Quello che è certo è che oggi queste cose non le vedrete mai in Marocco o in Tunisia, perché lì ci sono leggi severe e i personaggi così vengono isolati.
— Sta dicendo che in Italia non è così?

— In Italia ognuno fa come gli pare, non ci sono pene certe e poi sanno che qui c’è sempre qualcuno pronto a giustificare. A giustificare la loro cultura, a giustificare la violenza, a dire che “tanto lo fanno anche gli italiani”.

E poi, non è vero che se spacciano, fumano e bevono non hanno niente a che fare con la religione e il fondamentalismo. Si ricorda chi erano gli attentatori del Bataclan? Ragazzi di periferia che ad un certo punto hanno messo da parte gli spinelli e le birre e hanno imbracciato i Kalashnikov.
— Quindi secondo lei è stata sottovalutata, almeno inizialmente, la gravità dei fatti?
— Alcuni giornalisti e politici hanno fatto finta di non capire. Molti hanno preferito abbassare i toni e fare come se non fosse successo nulla. Persino il sindaco, Beppe Sala, ha aspettato undici giorni per esprimere solidarietà alle ragazze aggredite. Tutto per non passare per xenofobi e razzisti. Ma qui bisogna sbarazzarsi del politicamente corretto: chi delinque va denunciato, che sia nordafricano, islamico, cristiano o buddhista. Bisogna prendere nettamente le distanze da questa gente. Se non diciamo le cose come stanno c’è il rischio che persone così prendano il sopravvento.
— Non a caso, in Francia si discute di lotta al “separatismo” religioso, in Italia siamo ancora indietro?
— Qui non c’è nessun dibattito, di queste cose non si parla. Da anni nascondiamo la polvere sotto il tappeto, finché non ne pagheremo le conseguenze. Se si continua così tra qualche mese o anno rischiamo di ritrovarci a parlare di qualcosa di addirittura più grave di quello che è successo in piazza Duomo.

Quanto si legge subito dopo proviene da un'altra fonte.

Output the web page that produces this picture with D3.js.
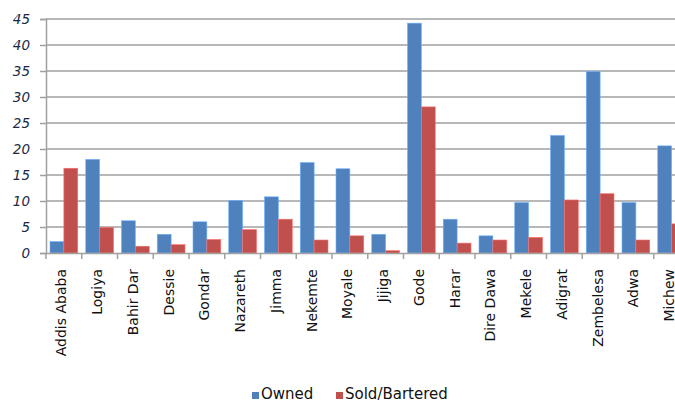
<!DOCTYPE html>
<html>
<head>
<meta charset="utf-8">
<script src="https://cdn.jsdelivr.net/npm/d3@7"></script>
<style>
  html, body { margin: 0; padding: 0; background: #fff; overflow: hidden; }
  svg { display: block; }
</style>
</head>
<body>
<svg id="chart" width="675" height="405"></svg>
<script>
// Livestock ownership by town (percent)
const towns = ["Addis Ababa", "Logiya", "Bahir Dar", "Dessie", "Gondar", "Nazareth",
  "Jimma", "Nekemte", "Moyale", "Jijiga", "Gode", "Harar", "Dire Dawa", "Mekele",
  "Adigrat", "Zembelesa", "Adwa", "Michew"];
const owned = [2.2, 18.0, 6.2, 3.6, 6.0, 10.1, 10.8, 17.4, 16.2, 3.6, 44.2, 6.5, 3.3, 9.7, 22.6, 34.9, 9.7, 20.6];
const soldBartered = [16.3, 4.9, 1.3, 1.6, 2.6, 4.5, 6.5, 2.5, 3.3, 0.45, 28.1, 1.9, 2.5, 3.0, 10.2, 11.4, 2.5, 5.6];
const seriesNames = ["Owned", "Sold/Bartered"];
const seriesColors = ["#4F81BD", "#C0504D"];
const yTicks = [0, 5, 10, 15, 20, 25, 30, 35, 40, 45];

const svg = d3.select("#chart");
const plotLeft = 46, plotRight = 689.5, plotTop = 19, plotBottom = 253;

const x = d3.scaleBand().domain(towns).range([plotLeft, plotRight]).padding(0);
const xs = d3.scaleBand().domain(seriesNames).range([4, x.bandwidth() - 4]).padding(0);
const y = d3.scaleLinear().domain([0, 45]).range([plotBottom, plotTop]);

// horizontal gridlines
svg.append("g")
  .selectAll("line")
  .data(yTicks.filter(d => d > 0))
  .join("line")
  .attr("x1", plotLeft).attr("x2", 675)
  .attr("y1", d => y(d)).attr("y2", d => y(d))
  .attr("stroke", "#a0a0a0").attr("stroke-width", 1.5);

// bars
const groups = svg.append("g")
  .selectAll("g")
  .data(towns.map((t, i) => ({ town: t, vals: [owned[i], soldBartered[i]] })))
  .join("g")
  .attr("transform", d => `translate(${x(d.town)},0)`);

groups.selectAll("rect")
  .data(d => d.vals.map((v, j) => ({ v, s: seriesNames[j], c: seriesColors[j] })))
  .join("rect")
  .attr("x", d => xs(d.s))
  .attr("width", xs.bandwidth())
  .attr("y", d => y(d.v))
  .attr("height", d => plotBottom - y(d.v))
  .attr("fill", d => d.c)
  .attr("stroke", d => d3.color(d.c).brighter(0.9))
  .attr("stroke-width", 0.6);

// y axis
const yAxis = svg.append("g")
  .attr("transform", `translate(${plotLeft},0)`)
  .call(d3.axisLeft(y).tickValues(yTicks).tickSize(6).tickPadding(10));
yAxis.select(".domain").attr("stroke", "#a0a0a0").attr("stroke-width", 1.5);
yAxis.selectAll(".tick line").attr("stroke", "#a0a0a0").attr("stroke-width", 1.5);
yAxis.selectAll(".tick text")
  .attr("font-family", "'DejaVu Sans', sans-serif")
  .attr("font-size", 13.5)
  .attr("font-style", "italic")
  .attr("fill", "#1c2a48");

// x axis
const xAxis = svg.append("g")
  .attr("transform", `translate(0,${plotBottom})`)
  .call(d3.axisBottom(x).tickSize(0).tickFormat(""));
xAxis.select(".domain").attr("stroke", "#a0a0a0").attr("stroke-width", 1.5);
// category boundary ticks
svg.append("g")
  .selectAll("line")
  .data(towns.map((t, i) => i))
  .join("line")
  .attr("x1", i => plotLeft + i * x.step()).attr("x2", i => plotLeft + i * x.step())
  .attr("y1", plotBottom).attr("y2", plotBottom + 6)
  .attr("stroke", "#a0a0a0").attr("stroke-width", 1.5);

// rotated category labels
svg.append("g")
  .selectAll("text")
  .data(towns)
  .join("text")
  .attr("transform", d => `translate(${x(d) + x.bandwidth() / 2 + 2.5},${plotBottom + 16}) rotate(-90)`)
  .attr("text-anchor", "end")
  .attr("font-family", "'DejaVu Sans', sans-serif")
  .attr("font-size", 14)
  .attr("fill", "#111")
  .text(d => d);

// legend
const legendItems = [
  { name: seriesNames[0], color: seriesColors[0], x: 252 },
  { name: seriesNames[1], color: seriesColors[1], x: 336 }
];
const lg = svg.append("g").selectAll("g").data(legendItems).join("g")
  .attr("transform", d => `translate(${d.x},399)`);
lg.append("rect").attr("x", 0).attr("y", -7).attr("width", 7).attr("height", 7)
  .attr("fill", d => d.color);
lg.append("text").attr("x", 9).attr("y", 0)
  .attr("font-family", "'DejaVu Sans', sans-serif")
  .attr("font-size", 15)
  .attr("fill", "#111")
  .text(d => d.name);
</script>
</body>
</html>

Non si può accettare tutto per evitare di passare per razzista o per non offendere le altre culture: è imbarazzante. Non ci sono bastati gli attentati in Francia, Germania, Austria?
— Ma come si fa a cambiare la mentalità di questi ragazzi?
— Intanto bisogna dire che sono anche le stesse donne musulmane ad essere vittime del radicalismo e della mentalità fondamentalista. Credo che ci sia bisogno di investire nell’istruzione. Ma anche di integrare davvero questi giovani, magari partendo dall’educazione civica e perché no, dal servizio militare.
Lo Stato deve offrire simboli e identità, un’alternativa al fondamentalismo. Non si può più accettare che chi vive qui tenga le donne rinchiuse a casa sottomesse. Non siamo più nel Medioevo.
Insomma, non bisogna lasciare spazi vuoti, perché è lì che si insinua chi predica la violenza.